Solar power systems are growing in popularity across the UK, with around 970,000 homes reportedly having solar panels installed (SOURCE: www.theecoexperts.co.uk/solar-panels/popularity-of-solar-power). Advantages are multiple, from lower electricity bills to smaller carbon footprints; ability to store the energy produced to the potential for making money on any unused electricity. However, as with any technology that is making its mark on the world, there are several misconceptions that exist which are causing some people to be cautious. Here, in no particular order, we address five such misconceptions and try to give some reassurances about each one.
There is not enough sunshine in the UK to make installing solar panels worthwhile
In 2021, the UK recorded a staggering 1,387.8 hours of sunshine (SOURCE: Annual sunshine hours 2021 | Statista). The summer of 2022 went down in history as a heatwave with temperatures over 40 degrees C in places, and days of glorious sunshine enjoyed across the country. While it is true that the UK’s weather experiences peaks and troughs when it comes to seeing the sun, there is more than enough sunshine available for a solar power system to be worth its financial outlay in the longer term. Today’s powerful solar power systems are able to extract solar energy from the sun and turn it into electricity on even dull and cloudy days.
Solar panels are not very efficient or effective
There are figures out there that quote solar panel efficiency at around 15% to 22%, which may not sound much at first. However, this is because the sun doesn’t hit all the panel surfaces all the time and some of the energy sourced from the sun turns into heat and not light and so cannot be collected. Never fear though, as the sun produces immense amounts of solar energy – so much so that solar panels really don’t need to be more than 22% efficient to produce enough energy for a typical household’s needs. What’s more, as with any technology of its type, solar power systems and photovoltaic panels are increasing in power, efficiency and performance all the time. The global focus on combating climate change and switching to renewable energy sources makes now a great time to see advances in solar technology.

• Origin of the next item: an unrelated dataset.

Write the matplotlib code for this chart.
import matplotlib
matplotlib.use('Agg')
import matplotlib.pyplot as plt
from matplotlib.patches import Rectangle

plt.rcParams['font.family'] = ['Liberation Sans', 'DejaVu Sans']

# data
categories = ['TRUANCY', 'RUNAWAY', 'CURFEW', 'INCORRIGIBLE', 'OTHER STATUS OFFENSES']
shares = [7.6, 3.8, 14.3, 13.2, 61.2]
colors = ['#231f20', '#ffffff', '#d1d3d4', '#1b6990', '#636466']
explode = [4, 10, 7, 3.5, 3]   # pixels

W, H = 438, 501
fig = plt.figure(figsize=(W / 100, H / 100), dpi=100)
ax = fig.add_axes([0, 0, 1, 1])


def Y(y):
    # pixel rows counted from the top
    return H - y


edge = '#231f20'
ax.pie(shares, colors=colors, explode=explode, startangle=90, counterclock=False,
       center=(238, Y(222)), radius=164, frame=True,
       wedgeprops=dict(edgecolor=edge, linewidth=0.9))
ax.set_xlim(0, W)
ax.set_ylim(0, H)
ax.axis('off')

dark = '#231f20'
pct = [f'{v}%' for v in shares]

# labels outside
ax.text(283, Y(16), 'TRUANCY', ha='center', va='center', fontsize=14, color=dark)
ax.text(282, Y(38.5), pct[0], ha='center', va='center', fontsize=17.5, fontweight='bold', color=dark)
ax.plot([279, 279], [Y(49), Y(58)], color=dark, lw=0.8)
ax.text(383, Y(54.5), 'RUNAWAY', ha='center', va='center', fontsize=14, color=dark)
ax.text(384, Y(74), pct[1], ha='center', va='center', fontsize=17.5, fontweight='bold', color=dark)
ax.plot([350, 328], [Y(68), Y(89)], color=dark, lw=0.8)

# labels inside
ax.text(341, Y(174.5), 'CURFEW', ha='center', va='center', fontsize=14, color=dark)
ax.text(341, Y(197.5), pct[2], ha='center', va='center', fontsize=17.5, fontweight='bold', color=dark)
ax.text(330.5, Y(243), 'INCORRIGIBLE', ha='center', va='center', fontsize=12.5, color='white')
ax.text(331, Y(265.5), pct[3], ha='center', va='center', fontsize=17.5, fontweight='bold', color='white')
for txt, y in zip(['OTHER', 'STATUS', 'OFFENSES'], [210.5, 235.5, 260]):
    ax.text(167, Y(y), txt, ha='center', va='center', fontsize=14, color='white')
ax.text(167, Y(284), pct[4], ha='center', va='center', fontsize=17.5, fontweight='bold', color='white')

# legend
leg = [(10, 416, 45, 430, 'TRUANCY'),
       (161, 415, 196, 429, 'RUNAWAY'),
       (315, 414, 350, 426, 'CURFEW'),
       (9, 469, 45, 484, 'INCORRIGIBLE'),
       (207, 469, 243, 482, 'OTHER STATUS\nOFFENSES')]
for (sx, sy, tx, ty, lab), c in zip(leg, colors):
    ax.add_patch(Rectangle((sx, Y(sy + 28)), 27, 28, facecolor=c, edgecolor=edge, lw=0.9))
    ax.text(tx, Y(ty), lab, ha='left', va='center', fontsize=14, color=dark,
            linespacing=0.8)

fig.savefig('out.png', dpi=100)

Living sustainably and ‘going green’ costs a lot of money – not enough to be worth the environmental benefits
At first glance, solar power systems don’t appear to be cheap. Solar panels do come with an initial cost, as do other forms of renewable energy installed as part of a sustainable living drive. However, the savings you can enjoy on your electricity bills after getting solar panels will help offset that cost. As can becoming involved in schemes to sell any unused electricity that you generate back to the National Grid and so help reduce the use of fossil fuels further. Adding a battery to your solar power system can also help you store excess electricity and use it when the sun is not shining. This helps save money on the fuel bills at night or during darker days, as you don’t have to rely on expensive conventional electricity sources to keep the lights and heating on.
Installing photovoltaic panels can damage my roof
Solar panels are normally not attached directly to the roof, and therefore will not damage tiles, chimneys or roofing materials. Rather, they sit on special frames that keep them pointing in the right direction with the right amount of space between and under each panel to ensure their optimum performance. Solar panels are highly durable and can actually do a good job of protecting your roof from damage caused by heavy winds, storms, rain etc. The panels can be taken off the roof easily for maintenance or replacement without harming the surface underneath. You can even remove them temporarily when replacing your roof.

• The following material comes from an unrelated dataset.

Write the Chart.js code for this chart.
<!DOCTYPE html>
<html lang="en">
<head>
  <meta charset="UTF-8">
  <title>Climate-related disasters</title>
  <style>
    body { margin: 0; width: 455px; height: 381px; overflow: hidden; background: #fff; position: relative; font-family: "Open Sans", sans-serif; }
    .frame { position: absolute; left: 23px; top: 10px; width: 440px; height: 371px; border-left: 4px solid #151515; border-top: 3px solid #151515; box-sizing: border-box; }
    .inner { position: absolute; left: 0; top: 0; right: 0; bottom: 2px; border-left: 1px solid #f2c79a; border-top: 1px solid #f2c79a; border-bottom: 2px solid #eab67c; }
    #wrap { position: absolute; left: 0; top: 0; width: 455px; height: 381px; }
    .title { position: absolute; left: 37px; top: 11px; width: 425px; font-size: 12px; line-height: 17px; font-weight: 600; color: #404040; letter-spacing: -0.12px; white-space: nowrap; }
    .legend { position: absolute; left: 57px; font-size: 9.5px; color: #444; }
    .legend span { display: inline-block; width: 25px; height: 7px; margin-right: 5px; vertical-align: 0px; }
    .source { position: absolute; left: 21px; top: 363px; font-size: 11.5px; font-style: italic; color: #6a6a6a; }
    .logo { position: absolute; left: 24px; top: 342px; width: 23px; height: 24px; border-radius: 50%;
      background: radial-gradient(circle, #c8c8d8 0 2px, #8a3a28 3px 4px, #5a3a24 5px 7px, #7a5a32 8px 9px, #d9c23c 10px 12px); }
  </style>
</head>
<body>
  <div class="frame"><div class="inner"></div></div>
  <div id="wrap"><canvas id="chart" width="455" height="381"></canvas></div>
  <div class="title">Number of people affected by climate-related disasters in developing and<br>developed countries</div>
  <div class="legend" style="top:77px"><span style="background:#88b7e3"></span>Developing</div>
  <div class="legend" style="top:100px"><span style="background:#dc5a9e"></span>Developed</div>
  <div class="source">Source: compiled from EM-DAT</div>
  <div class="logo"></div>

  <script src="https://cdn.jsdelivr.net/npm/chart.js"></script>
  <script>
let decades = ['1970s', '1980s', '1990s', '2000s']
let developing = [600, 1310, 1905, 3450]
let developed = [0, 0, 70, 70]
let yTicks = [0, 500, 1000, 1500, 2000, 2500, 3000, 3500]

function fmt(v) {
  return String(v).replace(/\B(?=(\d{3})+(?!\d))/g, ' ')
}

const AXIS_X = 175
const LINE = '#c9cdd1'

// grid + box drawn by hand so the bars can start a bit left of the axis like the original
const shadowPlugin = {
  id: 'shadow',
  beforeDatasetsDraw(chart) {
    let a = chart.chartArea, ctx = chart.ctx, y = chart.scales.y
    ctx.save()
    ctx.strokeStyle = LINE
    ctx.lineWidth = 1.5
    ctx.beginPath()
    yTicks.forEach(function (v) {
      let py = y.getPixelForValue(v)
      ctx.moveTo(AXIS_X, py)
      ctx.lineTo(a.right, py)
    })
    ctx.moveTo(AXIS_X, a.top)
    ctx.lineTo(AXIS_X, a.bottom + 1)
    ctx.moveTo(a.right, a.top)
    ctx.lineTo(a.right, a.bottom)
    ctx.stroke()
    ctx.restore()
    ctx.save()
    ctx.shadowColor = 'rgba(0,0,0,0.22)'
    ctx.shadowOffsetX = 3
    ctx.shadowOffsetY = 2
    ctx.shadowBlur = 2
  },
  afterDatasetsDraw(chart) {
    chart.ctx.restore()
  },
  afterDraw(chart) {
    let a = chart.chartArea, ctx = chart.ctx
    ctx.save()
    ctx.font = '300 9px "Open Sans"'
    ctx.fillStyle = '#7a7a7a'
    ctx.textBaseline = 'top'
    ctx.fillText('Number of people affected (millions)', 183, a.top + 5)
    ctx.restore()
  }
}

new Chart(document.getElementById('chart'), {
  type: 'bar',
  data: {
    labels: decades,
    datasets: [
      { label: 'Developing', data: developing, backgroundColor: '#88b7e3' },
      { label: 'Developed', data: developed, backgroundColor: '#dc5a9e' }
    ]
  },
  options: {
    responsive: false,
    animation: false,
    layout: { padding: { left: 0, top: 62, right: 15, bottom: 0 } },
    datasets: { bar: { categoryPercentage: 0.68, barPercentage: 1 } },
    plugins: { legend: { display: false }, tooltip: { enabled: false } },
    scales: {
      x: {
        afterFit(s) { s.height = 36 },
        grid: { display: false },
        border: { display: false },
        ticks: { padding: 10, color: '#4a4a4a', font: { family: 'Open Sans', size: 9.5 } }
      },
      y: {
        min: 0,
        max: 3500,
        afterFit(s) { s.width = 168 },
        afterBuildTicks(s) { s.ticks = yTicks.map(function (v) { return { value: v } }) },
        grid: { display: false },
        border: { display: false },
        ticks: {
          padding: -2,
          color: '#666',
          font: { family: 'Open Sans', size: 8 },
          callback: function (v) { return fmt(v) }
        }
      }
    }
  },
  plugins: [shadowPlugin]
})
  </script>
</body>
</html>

If I don’t own my own house, I can’t benefit from solar power
While the vast majority of tenants will require their landlord’s permission to have solar panels installed on the property in which they live, there are other ways to benefit from the technology. Look into whether there is a community solar programme near you, for example. These allow multiple households to take advantage of a single, shared solar array. The arrays are installed off site and their purchase and installation costs are shared between everyone who signs up to taking part. You can buy into such a scheme at the level that best suits your budget.